This OC opening offers elite upside but a very short leash. The two most recent coordinators under Nick Sirianni—Brian Johnson (2023) and Kevin Patullo (this past season)—were dismissed after one season, a reality that has circulated widely in coaching circles. While a top candidate like Brian Daboll has been cited as a premier fit, reports suggest he is leaning toward taking the Titans’ OC job, which complicates the Eagles’ recruiting landscape.
Why the job may be too risky for strong candidates is simple: you’re not rebuilding around Hurts, you’re optimizing a structure that already has a franchise quarterback and a Super Bowl-caliber roster when healthy. The upside is massive if the hire clicks, but the instability of the position over the last few years—the Eagles’ OC role has seen high turnover—creates real hesitation for some coaches.
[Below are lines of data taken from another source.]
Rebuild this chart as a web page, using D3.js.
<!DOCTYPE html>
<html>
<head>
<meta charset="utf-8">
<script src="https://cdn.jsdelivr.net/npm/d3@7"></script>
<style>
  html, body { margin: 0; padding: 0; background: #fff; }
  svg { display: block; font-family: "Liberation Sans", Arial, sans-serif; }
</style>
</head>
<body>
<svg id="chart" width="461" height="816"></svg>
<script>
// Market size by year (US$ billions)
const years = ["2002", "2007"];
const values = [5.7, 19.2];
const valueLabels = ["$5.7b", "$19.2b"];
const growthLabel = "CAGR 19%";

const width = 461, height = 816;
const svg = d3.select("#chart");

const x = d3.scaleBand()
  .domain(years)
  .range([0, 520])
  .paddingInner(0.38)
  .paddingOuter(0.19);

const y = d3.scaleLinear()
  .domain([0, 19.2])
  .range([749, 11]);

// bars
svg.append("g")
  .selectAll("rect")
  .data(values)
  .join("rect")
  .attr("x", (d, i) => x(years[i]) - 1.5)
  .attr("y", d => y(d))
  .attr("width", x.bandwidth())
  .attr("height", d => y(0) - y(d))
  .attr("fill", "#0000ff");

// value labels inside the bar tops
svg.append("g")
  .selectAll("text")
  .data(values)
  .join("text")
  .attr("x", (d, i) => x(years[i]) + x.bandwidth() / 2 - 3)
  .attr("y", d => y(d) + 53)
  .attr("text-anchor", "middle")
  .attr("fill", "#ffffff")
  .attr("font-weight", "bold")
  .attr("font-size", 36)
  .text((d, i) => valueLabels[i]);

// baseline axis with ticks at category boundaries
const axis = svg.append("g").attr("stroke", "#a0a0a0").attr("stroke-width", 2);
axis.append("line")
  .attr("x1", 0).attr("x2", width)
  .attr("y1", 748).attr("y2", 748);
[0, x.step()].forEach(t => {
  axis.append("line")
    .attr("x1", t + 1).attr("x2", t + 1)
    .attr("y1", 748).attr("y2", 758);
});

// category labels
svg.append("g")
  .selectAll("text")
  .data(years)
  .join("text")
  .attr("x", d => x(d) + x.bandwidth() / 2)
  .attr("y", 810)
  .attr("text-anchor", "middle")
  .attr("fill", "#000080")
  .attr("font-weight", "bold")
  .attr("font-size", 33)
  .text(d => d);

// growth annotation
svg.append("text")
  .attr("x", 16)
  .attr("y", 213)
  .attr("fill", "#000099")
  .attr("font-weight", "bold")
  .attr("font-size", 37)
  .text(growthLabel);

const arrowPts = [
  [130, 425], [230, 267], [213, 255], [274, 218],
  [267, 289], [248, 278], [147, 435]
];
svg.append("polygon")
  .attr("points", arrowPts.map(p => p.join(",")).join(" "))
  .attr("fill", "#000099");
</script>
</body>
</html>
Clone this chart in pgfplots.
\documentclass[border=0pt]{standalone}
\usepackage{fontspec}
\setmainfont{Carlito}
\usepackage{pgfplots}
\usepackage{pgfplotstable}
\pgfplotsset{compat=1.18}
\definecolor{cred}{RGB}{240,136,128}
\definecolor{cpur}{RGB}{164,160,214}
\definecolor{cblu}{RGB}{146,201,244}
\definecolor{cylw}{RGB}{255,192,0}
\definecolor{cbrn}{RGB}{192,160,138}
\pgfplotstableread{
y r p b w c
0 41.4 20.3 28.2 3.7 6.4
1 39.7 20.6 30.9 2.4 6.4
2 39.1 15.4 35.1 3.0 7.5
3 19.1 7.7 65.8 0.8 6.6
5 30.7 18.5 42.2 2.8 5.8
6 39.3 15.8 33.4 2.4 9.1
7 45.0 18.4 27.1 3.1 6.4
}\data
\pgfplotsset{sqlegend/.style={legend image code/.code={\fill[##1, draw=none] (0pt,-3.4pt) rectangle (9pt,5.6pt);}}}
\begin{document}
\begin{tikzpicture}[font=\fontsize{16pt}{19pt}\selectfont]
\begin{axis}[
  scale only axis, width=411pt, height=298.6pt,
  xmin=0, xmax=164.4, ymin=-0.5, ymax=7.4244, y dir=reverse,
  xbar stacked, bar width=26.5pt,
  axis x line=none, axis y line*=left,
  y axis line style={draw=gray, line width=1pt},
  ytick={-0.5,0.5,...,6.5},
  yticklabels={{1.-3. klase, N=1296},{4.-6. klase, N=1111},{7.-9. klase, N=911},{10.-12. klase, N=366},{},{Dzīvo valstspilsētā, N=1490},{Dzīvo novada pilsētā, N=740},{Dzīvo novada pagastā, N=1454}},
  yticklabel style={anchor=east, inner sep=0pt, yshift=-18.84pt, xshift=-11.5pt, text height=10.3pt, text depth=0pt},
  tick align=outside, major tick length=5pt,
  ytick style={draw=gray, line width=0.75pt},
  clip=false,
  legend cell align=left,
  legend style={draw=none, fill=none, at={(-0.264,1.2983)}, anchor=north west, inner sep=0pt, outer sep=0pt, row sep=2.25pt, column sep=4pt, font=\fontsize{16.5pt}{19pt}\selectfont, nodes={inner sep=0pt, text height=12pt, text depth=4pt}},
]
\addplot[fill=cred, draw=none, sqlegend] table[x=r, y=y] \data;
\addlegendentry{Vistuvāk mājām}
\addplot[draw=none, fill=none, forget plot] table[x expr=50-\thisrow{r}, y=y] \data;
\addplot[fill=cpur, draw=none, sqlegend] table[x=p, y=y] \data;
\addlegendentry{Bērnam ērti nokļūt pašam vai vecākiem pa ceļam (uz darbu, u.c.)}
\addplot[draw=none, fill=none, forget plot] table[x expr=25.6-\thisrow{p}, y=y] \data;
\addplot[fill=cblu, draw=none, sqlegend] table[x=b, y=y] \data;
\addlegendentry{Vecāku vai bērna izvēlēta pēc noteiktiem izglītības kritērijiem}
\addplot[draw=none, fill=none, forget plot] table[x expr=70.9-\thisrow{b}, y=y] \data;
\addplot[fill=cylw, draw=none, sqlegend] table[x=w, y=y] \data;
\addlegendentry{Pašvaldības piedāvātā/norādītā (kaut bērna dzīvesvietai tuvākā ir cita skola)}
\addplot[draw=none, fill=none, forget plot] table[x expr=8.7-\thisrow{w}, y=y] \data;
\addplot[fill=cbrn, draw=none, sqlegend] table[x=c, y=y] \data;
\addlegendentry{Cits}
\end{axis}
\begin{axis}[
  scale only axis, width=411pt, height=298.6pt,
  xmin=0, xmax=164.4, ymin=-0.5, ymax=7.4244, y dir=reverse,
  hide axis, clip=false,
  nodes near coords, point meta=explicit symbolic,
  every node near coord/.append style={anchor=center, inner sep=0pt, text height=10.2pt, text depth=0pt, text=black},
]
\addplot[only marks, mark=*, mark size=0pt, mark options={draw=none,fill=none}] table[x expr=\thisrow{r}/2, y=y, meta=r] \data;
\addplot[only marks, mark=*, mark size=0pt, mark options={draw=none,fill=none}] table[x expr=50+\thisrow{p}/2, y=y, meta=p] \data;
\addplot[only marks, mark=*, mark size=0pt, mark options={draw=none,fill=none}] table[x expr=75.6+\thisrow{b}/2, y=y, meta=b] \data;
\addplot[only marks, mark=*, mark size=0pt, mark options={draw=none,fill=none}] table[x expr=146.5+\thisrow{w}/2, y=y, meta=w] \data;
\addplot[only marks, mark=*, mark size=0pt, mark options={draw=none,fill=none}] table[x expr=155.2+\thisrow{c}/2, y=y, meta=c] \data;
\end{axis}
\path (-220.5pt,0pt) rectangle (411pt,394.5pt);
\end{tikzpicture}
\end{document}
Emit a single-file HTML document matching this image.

The job may also be too niche for the current market. Hurts is approaching the point where he’s worked with nearly a decade’s worth of offensive voices across college and the NFL, so every new coordinator brings new terminology and sequencing. Ideally, Philadelphia would land a Vic Fangio-type figure on offense—a rare profile, as opposed to the defensive side where Fangio fit in through disposition and authority.
That “Fangio-like” ideal for the offense matters because play-calling experience without the right fit can still fail to deliver. The next Eagles coordinator must have real NFL play-calling experience with a track record of accountability when things go wrong; otherwise, the team risks more turbulence and churn than progress.
The three names most frequently tied to the Eagles—Matt Nagy, Jim Bob Cooter, and Josh Grizzard—each carry baggage. Nagy’s Chicago tenure is remembered for early success that faded as defenses adjusted, raising questions about adaptation and sequencing. Cooter offers stability but is viewed as ceiling-limited, more of a floor raiser than a ceiling breaker. Grizzard has extensive collaborative experience but lacks a long, standalone NFL play-calling track record, making him harder to evaluate as a singular voice in January pressure. In short, none of the remaining options present a clean, risk-free fit, and the market remains tightened as the Eagles weigh which tradeoffs they can live with.